Telephone services, which first emerged in the late 19th century and expanded considerably after World War I, allowed possessors of telephones to contact each other, but phone service remained fairly expensive,1 available only to a minority of households even in the industrial countries until after World War II. In many developing countries, access to phone service remained extremely uneven through the 1980s. Only after 1990, as more governments realized the economic importance of extending phone service, and as satellite technology and then cell phones made it possible to connect users without building a nationwide wire network, did differences in access begin to narrow.
Yet, telephones (even cell phones) only link pairs or small groups of users; they do not provide a way for large numbers of people to communicate back and forth simultaneously. Such capability began to develop in the 1990s as the Internet emerged from being a small set of computer connections between specialized users in the USA and Western Europe to the vast world wide web of today. The Internet allows rapid communication among large numbers of users, whether they are accessing someone else’s site, running their own site, reading or posting blogs, or interacting on social sites or chat rooms. The Internet has been a great leveller, allowing individuals and small groups the same possibilities of communicating open to governments and other large organizations. Wireless technologies can carry Internet data, though not at quite the same speed as broadband fiber optic cables, and the same differences in access that affect telephones also affect the Internet.

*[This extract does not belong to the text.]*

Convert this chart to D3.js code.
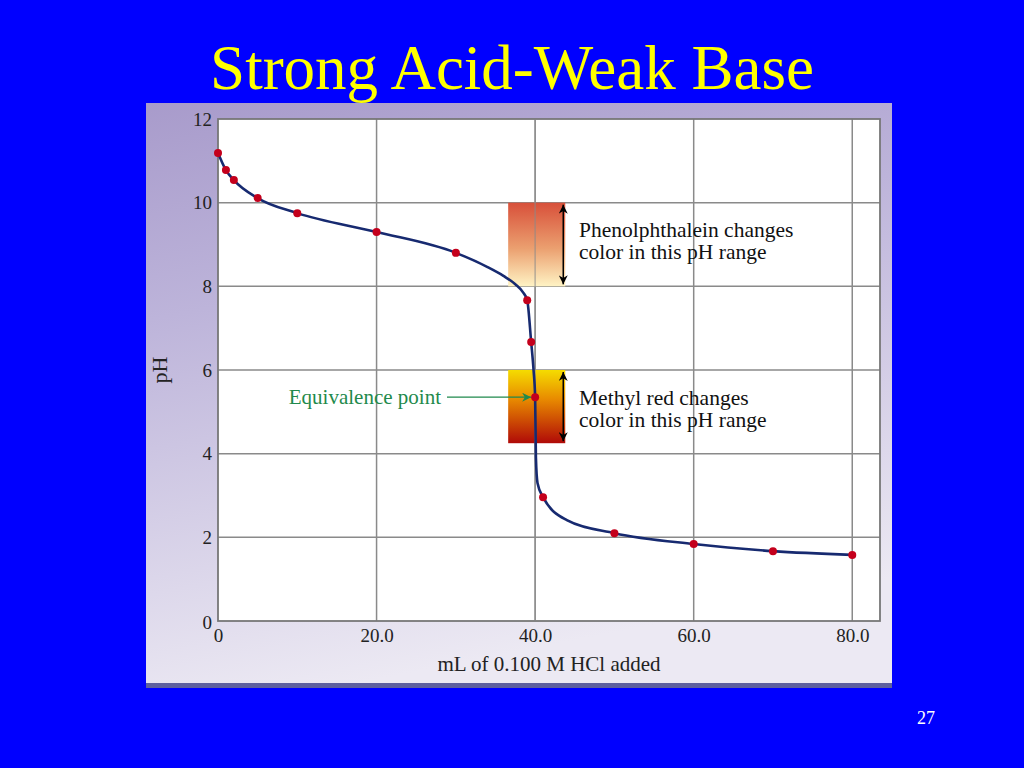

Even in industrial countries, where Internet access is more widespread than in developing ones, newspapers, radio, and TV coexist with the Internet. Individuals move back and forth among the various media when seeking information. Thus, the older patterns of one-way distribution and of two or small group conversations coexist with the new Internet pattern of multi-party, multiple-direction participation coexist.
Conclusion:
These advances in communication have sped up the transmission of new scientific and engineering knowledge, reducing the gap between what is known in the leading laboratories or research centres and what is known elsewhere. Videoconferencing over the telephone network, a merger of telephone and TV technologies made possible by replacement of copper wires with broadband fiber optic cables, created some possibilities but these facilities were restricted to those who could afford the special equipment required. The addition of webcams to computers opened videoconferencing to anyone with access to the Internet and a computer with video capabilities. These are now sufficiently inexpensive that even households can engage in videoconferencing; small labs, independent inventors, and individual engineers can certainly take advantage. The Internet has also changed scientific publishing. It offered the possibility of getting research results out to colleagues and the public more rapidly than was the case with traditional publishing. It also allowed more effective by-passing of peer review systems, with the potential of challenging the whole system. After some initial hesitations, the major journals accommodated the Internet by posting accepted articles online prior to or simultaneously with publication in the traditional hardcopy format and maintaining electronic archives of past issues.